Take the line containing "Recreate this image", the line containing "import matplotlib.transforms as mtrans", and all lines between them, and transcribe them exactly. Leave out pictures.

[START]

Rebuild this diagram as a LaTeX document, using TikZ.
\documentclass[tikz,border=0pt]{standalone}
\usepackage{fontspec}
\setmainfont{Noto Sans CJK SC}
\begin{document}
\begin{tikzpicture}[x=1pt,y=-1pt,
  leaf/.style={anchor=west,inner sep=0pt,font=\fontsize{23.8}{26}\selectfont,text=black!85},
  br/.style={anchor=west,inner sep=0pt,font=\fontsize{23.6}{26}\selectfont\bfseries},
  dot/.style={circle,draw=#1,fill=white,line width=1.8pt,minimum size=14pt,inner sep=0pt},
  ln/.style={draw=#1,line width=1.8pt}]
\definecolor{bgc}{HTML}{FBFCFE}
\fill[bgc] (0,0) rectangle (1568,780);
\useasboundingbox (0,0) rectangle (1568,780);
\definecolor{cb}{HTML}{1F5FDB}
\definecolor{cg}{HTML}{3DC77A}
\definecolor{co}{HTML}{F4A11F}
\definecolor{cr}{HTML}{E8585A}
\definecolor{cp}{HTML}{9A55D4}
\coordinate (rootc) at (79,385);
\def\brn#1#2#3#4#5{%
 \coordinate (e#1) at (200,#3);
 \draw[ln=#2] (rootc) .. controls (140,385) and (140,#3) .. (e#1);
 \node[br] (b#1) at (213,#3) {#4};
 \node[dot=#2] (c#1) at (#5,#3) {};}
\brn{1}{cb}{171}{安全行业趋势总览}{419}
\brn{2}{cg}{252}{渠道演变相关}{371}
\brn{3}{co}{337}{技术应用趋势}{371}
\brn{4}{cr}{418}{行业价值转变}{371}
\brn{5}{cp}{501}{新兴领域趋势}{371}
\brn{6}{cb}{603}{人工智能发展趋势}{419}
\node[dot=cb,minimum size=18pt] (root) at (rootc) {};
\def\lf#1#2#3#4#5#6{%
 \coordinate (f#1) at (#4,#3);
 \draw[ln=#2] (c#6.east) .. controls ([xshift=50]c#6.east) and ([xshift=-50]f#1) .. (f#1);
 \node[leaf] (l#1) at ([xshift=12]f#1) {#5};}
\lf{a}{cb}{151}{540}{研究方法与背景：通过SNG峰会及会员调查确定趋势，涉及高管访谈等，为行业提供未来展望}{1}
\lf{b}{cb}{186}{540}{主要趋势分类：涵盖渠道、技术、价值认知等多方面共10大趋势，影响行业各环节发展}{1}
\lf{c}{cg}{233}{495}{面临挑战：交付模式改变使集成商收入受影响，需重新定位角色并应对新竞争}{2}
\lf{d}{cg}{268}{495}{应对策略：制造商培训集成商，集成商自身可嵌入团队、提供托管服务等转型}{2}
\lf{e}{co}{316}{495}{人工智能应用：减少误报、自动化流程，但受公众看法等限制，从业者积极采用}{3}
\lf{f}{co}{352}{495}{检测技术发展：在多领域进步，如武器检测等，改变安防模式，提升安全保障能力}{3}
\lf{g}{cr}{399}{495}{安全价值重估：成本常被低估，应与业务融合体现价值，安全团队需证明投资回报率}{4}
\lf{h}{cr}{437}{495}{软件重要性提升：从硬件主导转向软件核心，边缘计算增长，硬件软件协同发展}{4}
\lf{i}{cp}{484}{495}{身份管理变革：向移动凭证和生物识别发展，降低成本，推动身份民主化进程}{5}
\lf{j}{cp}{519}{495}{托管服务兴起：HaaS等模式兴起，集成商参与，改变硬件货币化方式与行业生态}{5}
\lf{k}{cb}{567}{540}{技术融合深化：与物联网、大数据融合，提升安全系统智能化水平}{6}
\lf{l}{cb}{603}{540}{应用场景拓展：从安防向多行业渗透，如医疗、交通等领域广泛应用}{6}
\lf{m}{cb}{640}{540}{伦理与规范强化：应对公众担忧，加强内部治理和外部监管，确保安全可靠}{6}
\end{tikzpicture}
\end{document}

[END]
[START]

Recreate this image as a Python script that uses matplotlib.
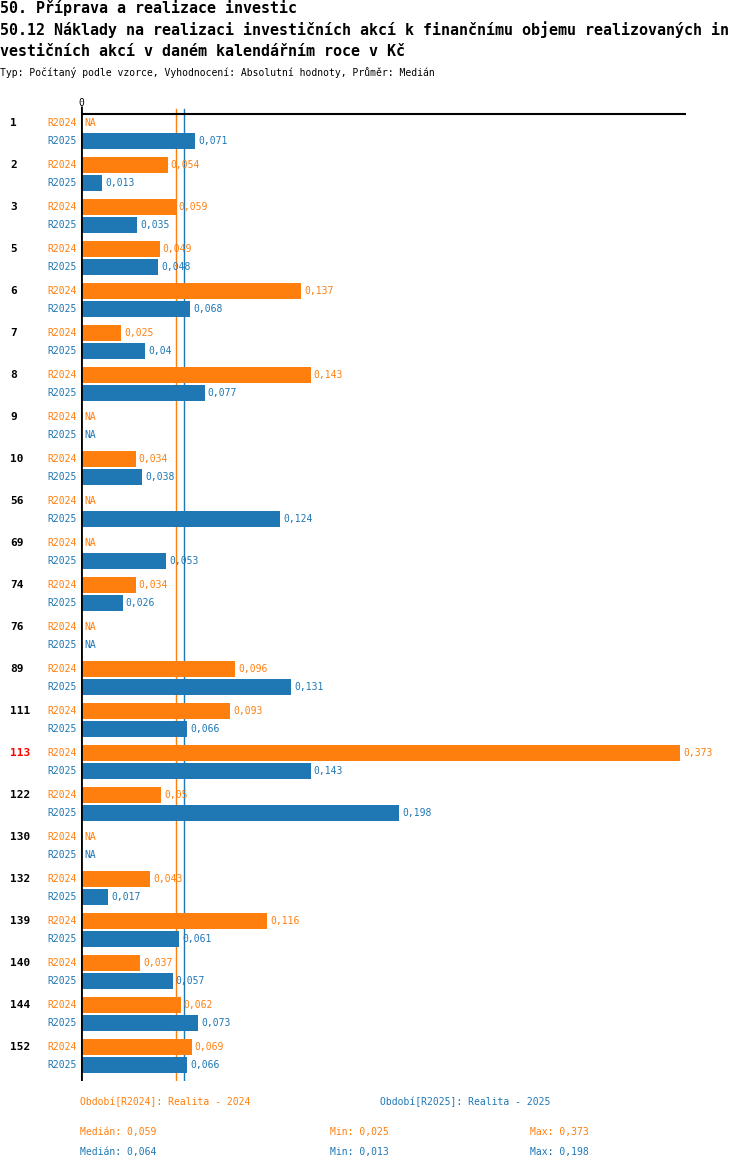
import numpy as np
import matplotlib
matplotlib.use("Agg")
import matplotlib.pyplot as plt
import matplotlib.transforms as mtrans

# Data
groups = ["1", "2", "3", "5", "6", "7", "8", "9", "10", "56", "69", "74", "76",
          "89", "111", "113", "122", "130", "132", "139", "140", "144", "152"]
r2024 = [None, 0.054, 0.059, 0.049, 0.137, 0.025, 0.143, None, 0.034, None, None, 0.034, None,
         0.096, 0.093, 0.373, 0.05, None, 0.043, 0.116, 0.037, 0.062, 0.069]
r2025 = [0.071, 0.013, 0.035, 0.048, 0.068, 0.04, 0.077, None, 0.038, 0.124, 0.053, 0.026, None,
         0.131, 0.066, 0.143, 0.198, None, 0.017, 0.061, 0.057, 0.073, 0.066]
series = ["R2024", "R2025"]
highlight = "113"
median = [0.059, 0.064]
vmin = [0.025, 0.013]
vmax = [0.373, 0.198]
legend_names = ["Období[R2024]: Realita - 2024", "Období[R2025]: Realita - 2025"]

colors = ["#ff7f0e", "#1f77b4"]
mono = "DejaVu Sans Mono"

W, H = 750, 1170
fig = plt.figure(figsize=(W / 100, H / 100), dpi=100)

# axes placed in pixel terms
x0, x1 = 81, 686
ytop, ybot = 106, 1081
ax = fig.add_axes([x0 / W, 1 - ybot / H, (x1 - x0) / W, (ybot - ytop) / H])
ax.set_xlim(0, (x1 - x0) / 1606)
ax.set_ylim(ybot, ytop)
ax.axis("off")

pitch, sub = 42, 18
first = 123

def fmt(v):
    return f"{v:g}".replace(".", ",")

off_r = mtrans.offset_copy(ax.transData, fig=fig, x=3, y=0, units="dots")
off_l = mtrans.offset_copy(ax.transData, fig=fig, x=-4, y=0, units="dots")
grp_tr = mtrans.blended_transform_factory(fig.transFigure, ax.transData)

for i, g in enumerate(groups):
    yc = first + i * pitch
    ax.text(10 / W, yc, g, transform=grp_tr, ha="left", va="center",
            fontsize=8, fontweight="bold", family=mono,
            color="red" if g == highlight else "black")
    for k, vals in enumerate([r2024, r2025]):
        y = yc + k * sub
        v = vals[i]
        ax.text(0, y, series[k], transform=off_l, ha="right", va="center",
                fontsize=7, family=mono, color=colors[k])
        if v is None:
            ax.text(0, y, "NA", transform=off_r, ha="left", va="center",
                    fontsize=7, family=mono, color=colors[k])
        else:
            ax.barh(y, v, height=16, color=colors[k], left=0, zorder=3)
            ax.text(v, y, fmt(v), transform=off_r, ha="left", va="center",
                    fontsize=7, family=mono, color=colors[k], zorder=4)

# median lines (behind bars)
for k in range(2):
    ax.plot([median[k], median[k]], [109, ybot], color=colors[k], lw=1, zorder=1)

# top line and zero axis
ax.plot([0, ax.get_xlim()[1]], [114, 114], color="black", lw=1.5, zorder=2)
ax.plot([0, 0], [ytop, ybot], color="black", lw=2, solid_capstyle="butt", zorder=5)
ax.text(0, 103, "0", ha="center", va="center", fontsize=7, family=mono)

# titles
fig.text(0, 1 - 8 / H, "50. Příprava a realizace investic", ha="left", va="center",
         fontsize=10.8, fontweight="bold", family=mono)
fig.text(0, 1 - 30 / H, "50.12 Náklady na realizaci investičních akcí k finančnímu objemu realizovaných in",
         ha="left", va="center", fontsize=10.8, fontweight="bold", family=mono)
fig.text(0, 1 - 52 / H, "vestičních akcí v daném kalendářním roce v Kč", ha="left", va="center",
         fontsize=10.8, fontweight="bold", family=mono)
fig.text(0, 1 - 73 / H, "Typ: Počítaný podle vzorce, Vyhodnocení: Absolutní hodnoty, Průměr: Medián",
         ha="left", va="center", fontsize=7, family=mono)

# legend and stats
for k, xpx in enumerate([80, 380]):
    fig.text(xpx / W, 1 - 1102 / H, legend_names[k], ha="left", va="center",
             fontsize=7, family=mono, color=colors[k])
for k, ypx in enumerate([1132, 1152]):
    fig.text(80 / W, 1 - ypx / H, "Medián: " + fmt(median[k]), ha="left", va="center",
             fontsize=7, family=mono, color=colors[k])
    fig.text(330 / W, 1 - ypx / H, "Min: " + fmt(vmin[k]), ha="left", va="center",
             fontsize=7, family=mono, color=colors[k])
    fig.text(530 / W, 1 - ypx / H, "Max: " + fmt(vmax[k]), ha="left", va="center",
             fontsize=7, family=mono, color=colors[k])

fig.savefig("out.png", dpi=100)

[END]

Final result |
Recreate this image as a Python script that uses matplotlib.
import numpy as np
import matplotlib
matplotlib.use("Agg")
import matplotlib.pyplot as plt
import matplotlib.transforms as mtrans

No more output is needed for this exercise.